Applying the word "occurrence" in its usual sense, we believe that in the instant case the systematic course of embezzlement of funds by the insured's employee over a period of time pursuant to what the parties stipulated was a single scheme or plan constituted but "one occurrence." This conclusion accords with the prevailing rule in Massachusetts that a series of larcenous takings actuated by a single intent or pursuant to a general plan or scheme constitutes a single larceny. See Commonwealth v. England, 350 Mass. 83 , 86-88 (1966); Commonwealth v. Pina, 1 Mass. App. Ct. 411 , 415 (1973). Cf. Commonwealth v. Stasiun, 349 Mass. 38 , 45 (1965). Since the successive acts of the employee causing the insured's loss, taken together, constituted "one occurrence," we hold that the insurer's liability under the terms of the policy is limited to $250. The second question reported is therefore answered in the negative, and judgment is to enter in accordance with this opinion.

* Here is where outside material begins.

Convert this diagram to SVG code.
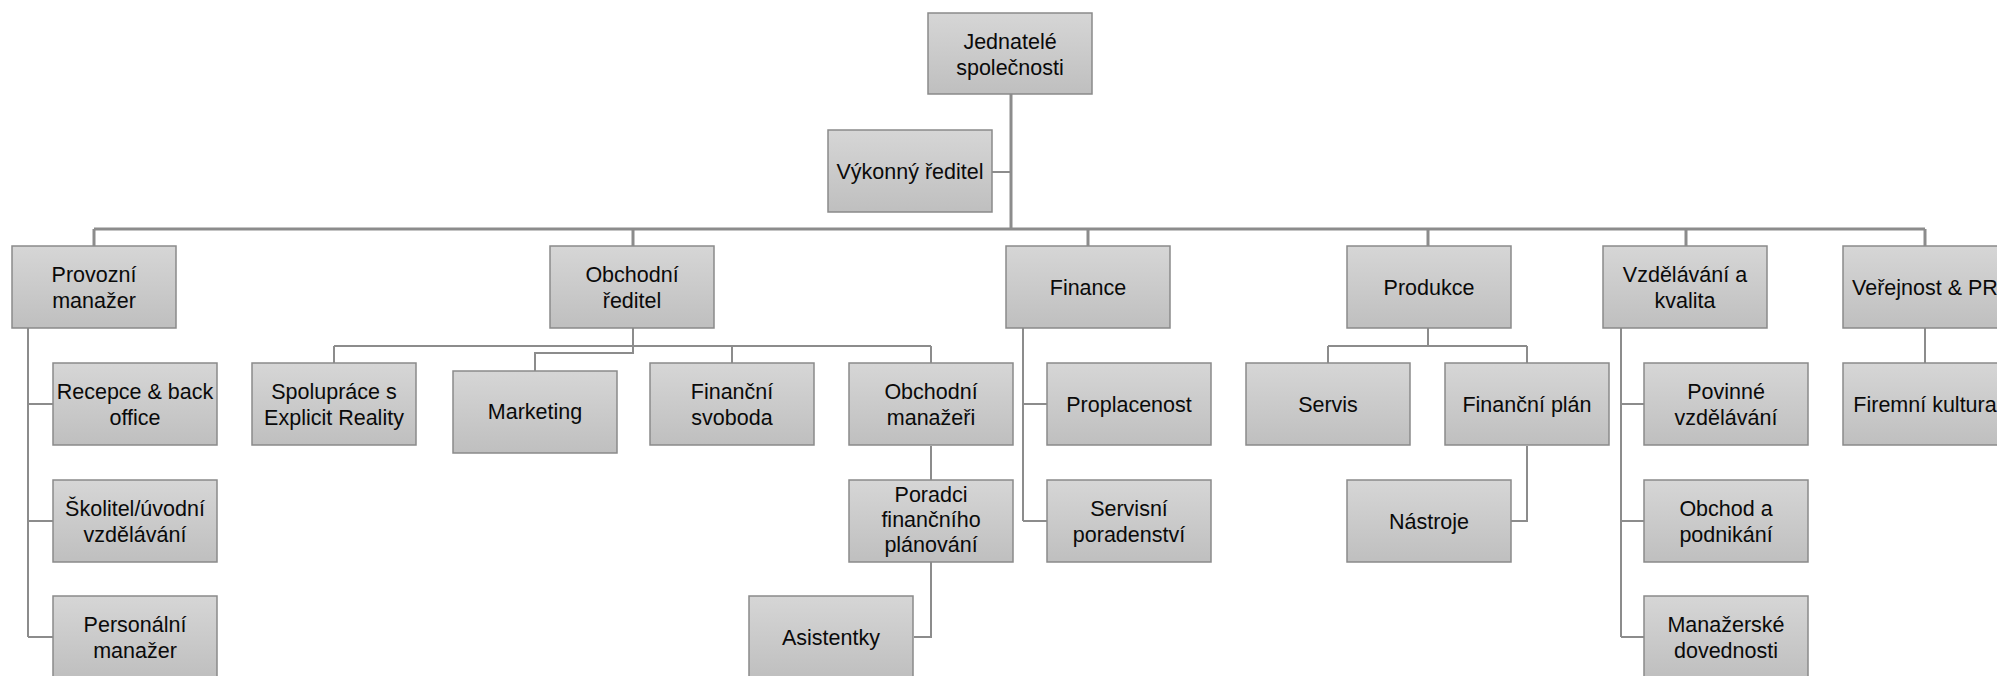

[Note 1] Paragraph C of the "Extension of Coverage Endorsement, PS 1415" provided as follows: "Currency, Money and Stamps: This policy covers [,] for an amount not exceeding $250. in any one occurrence, loss of currency, money and stamps in the premises, and as respects currency and money while being conveyed outside the premises of the Insured to bank of deposit and stamps from place of purchase to the Insured's premises while being conveyed either by the Insured or an employee of the Insured."
[Note 2] Courts which have construed similar language in general liability policies have made no distinction between such terms as "each," "a single," "one," "any one," "any," or "an" occurrence. See Annot., 55 A.L.R.2d 1300, 1301 (1957), and cases collected therein.